Phillips nodded approval.
“In the meantime,” Ryan continued, “Contact the pathologist to confirm Walker’s assessment when we have it and tell him to expect to receive the body by mid-morning.” He thought a moment. “Mortuary at the hospital in Alnwick will be the closest, so tell him to get over there.”
“Will do.”
“I need you to oversee the coastguards, for now. I don’t want them involved beyond crowd management.”
Ryan didn’t have to spell it out and, in any case, Phillips was a quick study.
“Everyone’s a suspect?”
“You’re damn right.”
Phillips nodded slowly, popped a stick of gum in his mouth and offered some to Ryan. “Tide went out late last night, around what time?”

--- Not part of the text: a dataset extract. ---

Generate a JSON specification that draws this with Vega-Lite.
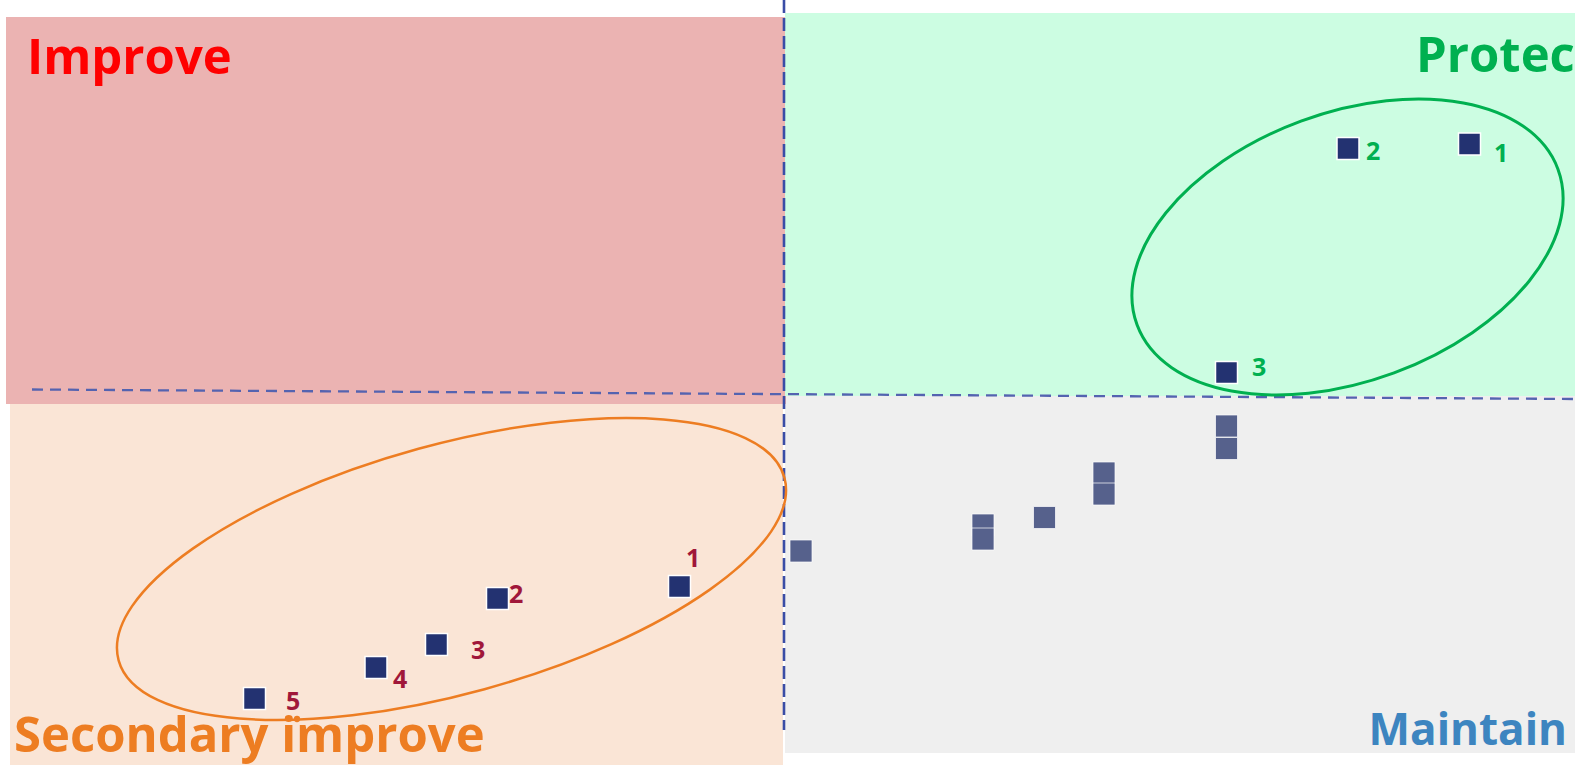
{
  "$schema": "https://vega.github.io/schema/vega-lite/v6.json",
  "width": 1575,
  "height": 768,
  "autosize": {"type": "none"},
  "padding": 0,
  "background": "#ffffff",
  "config": {"view": {"stroke": null}, "axis": {"disable": true}},
  "datasets": {
    "quads": [
      {"q": "Secondary improve", "x": 10, "x2": 783, "y": 401, "y2": 765},
      {"q": "Maintain", "x": 785, "x2": 1575, "y": 393, "y2": 753},
      {"q": "Improve", "x": 6, "x2": 786, "y": 17, "y2": 404},
      {"q": "Protect", "x": 785, "x2": 1575, "y": 13, "y2": 396}
    ],
    "lines": [
      {"kind": "v", "x": 784, "y": 0, "x2": 784, "y2": 730},
      {"kind": "h", "x": 32, "y": 389.5, "x2": 1575, "y2": 399}
    ],
    "ellipses": [
      {"name": "protect", "x": 1347.5, "y": 247},
      {"name": "secondary", "x": 451.5, "y": 569}
    ],
    "dots": [{"x": 297, "y": 719}],
    "points": [
      {"grp": "protect", "id": "1", "x": 1469.5, "y": 144, "lx": 1494, "ly": 162},
      {"grp": "protect", "id": "2", "x": 1348, "y": 148.5, "lx": 1366, "ly": 160},
      {"grp": "protect", "id": "3", "x": 1226.5, "y": 372.5, "lx": 1252, "ly": 376},
      {"grp": "secondary", "id": "1", "x": 679.5, "y": 586.5, "lx": 686, "ly": 567},
      {"grp": "secondary", "id": "2", "x": 497.5, "y": 598.5, "lx": 509, "ly": 603},
      {"grp": "secondary", "id": "3", "x": 436.5, "y": 644.5, "lx": 471, "ly": 659},
      {"grp": "secondary", "id": "4", "x": 376, "y": 667.5, "lx": 393, "ly": 688},
      {"grp": "secondary", "id": "5", "x": 254.5, "y": 698.5, "lx": 286, "ly": 710},
      {"grp": "maintain", "id": "", "x": 801, "y": 551},
      {"grp": "maintain", "id": "", "x": 983, "y": 525},
      {"grp": "maintain", "id": "", "x": 983, "y": 539},
      {"grp": "maintain", "id": "", "x": 1044.5, "y": 517.5},
      {"grp": "maintain", "id": "", "x": 1104, "y": 473},
      {"grp": "maintain", "id": "", "x": 1104, "y": 494},
      {"grp": "maintain", "id": "", "x": 1226.5, "y": 426},
      {"grp": "maintain", "id": "", "x": 1226.5, "y": 448.5}
    ],
    "titles": [
      {"q": "Improve", "x": 27, "y": 74},
      {"q": "Protect", "x": 1416, "y": 72},
      {"q": "Secondary improve", "x": 14, "y": 752},
      {"q": "Maintain", "x": 1567, "y": 745}
    ]
  },
  "layer": [
    {
      "data": {"name": "quads"},
      "mark": {"type": "rect"},
      "encoding": {
        "x": {"field": "x", "type": "quantitative", "scale": {"domain": [0, 1575], "nice": false, "zero": false}},
        "x2": {"field": "x2"},
        "y": {"field": "y", "type": "quantitative", "scale": {"domain": [0, 768], "reverse": true, "nice": false, "zero": false}},
        "y2": {"field": "y2"},
        "fill": {"field": "q", "type": "nominal", "legend": null, "sort": null,
          "scale": {"domain": ["Improve", "Protect", "Secondary improve", "Maintain"], "range": ["#EBB3B2", "#CCFDE2", "#FAE5D6", "#EFEFEF"]}}
      }
    },
    {
      "data": {"name": "lines"},
      "transform": [{"filter": "datum.kind === 'h'"}],
      "mark": {"type": "rule", "color": "#5463B0", "strokeWidth": 2.3, "strokeDash": [11, 7]},
      "encoding": {
        "x": {"field": "x", "type": "quantitative", "scale": {"domain": [0, 1575], "nice": false, "zero": false}},
        "x2": {"field": "x2"},
        "y": {"field": "y", "type": "quantitative", "scale": {"domain": [0, 768], "reverse": true, "nice": false, "zero": false}},
        "y2": {"field": "y2"}
      }
    },
    {
      "data": {"name": "lines"},
      "transform": [{"filter": "datum.kind === 'v'"}],
      "mark": {"type": "rule", "color": "#3A4DA6", "strokeWidth": 2.6, "strokeDash": [13, 5]},
      "encoding": {
        "x": {"field": "x", "type": "quantitative", "scale": {"domain": [0, 1575], "nice": false, "zero": false}},
        "x2": {"field": "x2"},
        "y": {"field": "y", "type": "quantitative", "scale": {"domain": [0, 768], "reverse": true, "nice": false, "zero": false}},
        "y2": {"field": "y2"}
      }
    },
    {
      "data": {"name": "ellipses"},
      "transform": [{"filter": "datum.name === 'protect'"}],
      "mark": {"type": "point", "filled": false, "stroke": "#00B050", "strokeWidth": 3,
        "shape": "M -1 0 A 1 0.598 0 1 0 1 0 A 1 0.598 0 1 0 -1 0 Z", "size": 201421, "angle": -20.3, "opacity": 1},
      "encoding": {
        "x": {"field": "x", "type": "quantitative", "scale": {"domain": [0, 1575], "nice": false, "zero": false}},
        "y": {"field": "y", "type": "quantitative", "scale": {"domain": [0, 768], "reverse": true, "nice": false, "zero": false}}
      }
    },
    {
      "data": {"name": "ellipses"},
      "transform": [{"filter": "datum.name === 'secondary'"}],
      "mark": {"type": "point", "filled": false, "stroke": "#ED7D22", "strokeWidth": 2.5,
        "shape": "M -1 0 A 1 0.361 0 1 0 1 0 A 1 0.361 0 1 0 -1 0 Z", "size": 476652, "angle": -15.35, "opacity": 1},
      "encoding": {
        "x": {"field": "x", "type": "quantitative", "scale": {"domain": [0, 1575], "nice": false, "zero": false}},
        "y": {"field": "y", "type": "quantitative", "scale": {"domain": [0, 768], "reverse": true, "nice": false, "zero": false}}
      }
    },
    {
      "data": {"name": "dots"},
      "mark": {"type": "circle", "color": "#ED7D22", "size": 40, "opacity": 1},
      "encoding": {
        "x": {"field": "x", "type": "quantitative", "scale": {"domain": [0, 1575], "nice": false, "zero": false}},
        "y": {"field": "y", "type": "quantitative", "scale": {"domain": [0, 768], "reverse": true, "nice": false, "zero": false}}
      }
    },
    {
      "data": {"name": "points"},
      "transform": [{"filter": "datum.grp === 'maintain'"}],
      "mark": {"type": "square", "fill": "#56618C", "stroke": "#ffffff", "strokeOpacity": 0.7, "strokeWidth": 1, "size": 484, "opacity": 1},
      "encoding": {
        "x": {"field": "x", "type": "quantitative", "scale": {"domain": [0, 1575], "nice": false, "zero": false}},
        "y": {"field": "y", "type": "quantitative", "scale": {"domain": [0, 768], "reverse": true, "nice": false, "zero": false}}
      }
    },
    {
      "data": {"name": "points"},
      "transform": [{"filter": "datum.grp !== 'maintain'"}],
      "mark": {"type": "square", "fill": "#233271", "stroke": "#ffffff", "strokeWidth": 1.5, "size": 484, "opacity": 1},
      "encoding": {
        "x": {"field": "x", "type": "quantitative", "scale": {"domain": [0, 1575], "nice": false, "zero": false}},
        "y": {"field": "y", "type": "quantitative", "scale": {"domain": [0, 768], "reverse": true, "nice": false, "zero": false}}
      }
    },
    {
      "data": {"name": "points"},
      "transform": [{"filter": "datum.grp === 'protect'"}],
      "mark": {"type": "text", "color": "#00B050", "font": "Open Sans", "fontWeight": "bold", "fontSize": 25, "align": "left", "baseline": "alphabetic"},
      "encoding": {
        "x": {"field": "lx", "type": "quantitative", "scale": {"domain": [0, 1575], "nice": false, "zero": false}},
        "y": {"field": "ly", "type": "quantitative", "scale": {"domain": [0, 768], "reverse": true, "nice": false, "zero": false}},
        "text": {"field": "id"}
      }
    },
    {
      "data": {"name": "points"},
      "transform": [{"filter": "datum.grp === 'secondary'"}],
      "mark": {"type": "text", "color": "#A0173A", "font": "Open Sans", "fontWeight": "bold", "fontSize": 25, "align": "left", "baseline": "alphabetic"},
      "encoding": {
        "x": {"field": "lx", "type": "quantitative", "scale": {"domain": [0, 1575], "nice": false, "zero": false}},
        "y": {"field": "ly", "type": "quantitative", "scale": {"domain": [0, 768], "reverse": true, "nice": false, "zero": false}},
        "text": {"field": "id"}
      }
    },
    {
      "data": {"name": "titles"},
      "transform": [{"filter": "datum.q !== 'Maintain'"}],
      "mark": {"type": "text", "font": "Open Sans", "fontWeight": "bold", "fontSize": 49, "align": "left", "baseline": "alphabetic", "clip": true},
      "encoding": {
        "x": {"field": "x", "type": "quantitative", "scale": {"domain": [0, 1575], "nice": false, "zero": false}},
        "y": {"field": "y", "type": "quantitative", "scale": {"domain": [0, 768], "reverse": true, "nice": false, "zero": false}},
        "text": {"field": "q"},
        "color": {"field": "q", "type": "nominal", "legend": null, "sort": null,
          "scale": {"domain": ["Improve", "Protect", "Secondary improve", "Maintain"], "range": ["#FF0000", "#00B050", "#ED7D22", "#3D85C0"]}}
      }
    },
    {
      "data": {"name": "titles"},
      "transform": [{"filter": "datum.q === 'Maintain'"}],
      "mark": {"type": "text", "font": "Open Sans", "fontWeight": "bold", "fontSize": 44, "align": "right", "baseline": "alphabetic", "color": "#3D85C0"},
      "encoding": {
        "x": {"field": "x", "type": "quantitative", "scale": {"domain": [0, 1575], "nice": false, "zero": false}},
        "y": {"field": "y", "type": "quantitative", "scale": {"domain": [0, 768], "reverse": true, "nice": false, "zero": false}},
        "text": {"field": "q"}
      }
    }
  ]
}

“Around eleven forty-five,” Ryan answered easily, shaking his head to the offer of gum. He’d already checked the times the tide had rolled in and out again.

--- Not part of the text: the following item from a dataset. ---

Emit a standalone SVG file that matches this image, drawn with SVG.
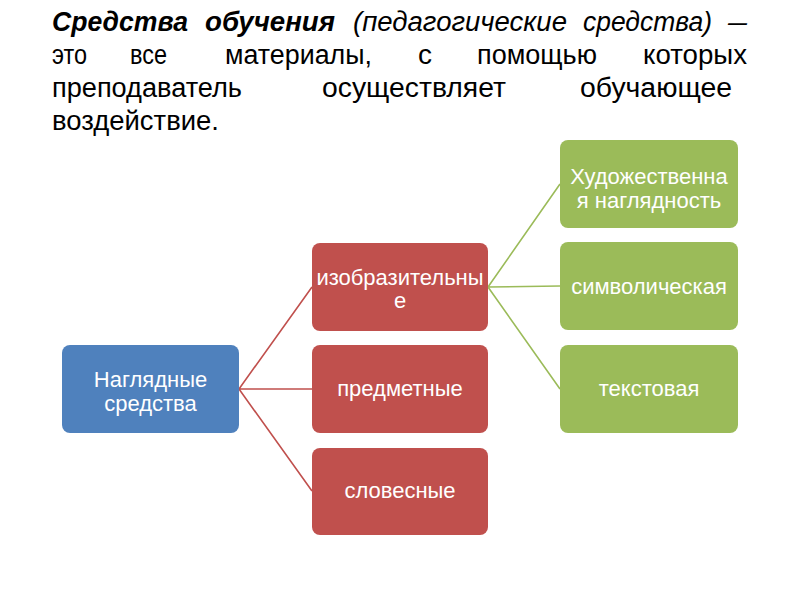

“Five hours dead, that takes us back to around one in the morning.” Phillips looked past the walls of the Priory towards the village beyond. “At least you’ve got a pool of suspects.”
“Oh yeah,” Ryan laughed without mirth. “An entire island of them.”
“Better get started, then.”
Ryan watched his sergeant head towards the tarpaulin, square his stocky shoulders and dip inside. He felt his phone begin to vibrate and saw Gregson’s number flash. He ignored the call, figuring he could buy another thirty minutes if he was lucky.
Besides, he had another call to make and this one needed to be made in person.
CHAPTER 3
Anna Taylor watched the clouds part high in the sky over Lindisfarne. Light streamed down on the island and she smiled from the relative comfort of her racing green mini. She could have sketched the view from memory, it was so familiar, but each time it stole her breath away.
It was an uneasy homecoming.
Slim fingers tapped an irritable rhythm on the steering wheel as she drove the car along the coastal road towards the causeway, sand dunes spreading out to her right. The phone call she’d received early that morning hadn’t left her any choice but to drive up here. DCS Gregson from the Northumbria Police had contacted her through her position at the University. Apparently, he had read her latest work, Pagan Northumberland and her personal knowledge of the island was an added benefit. There had been a ritual murder and he wanted to enlist her as a civilian consultant.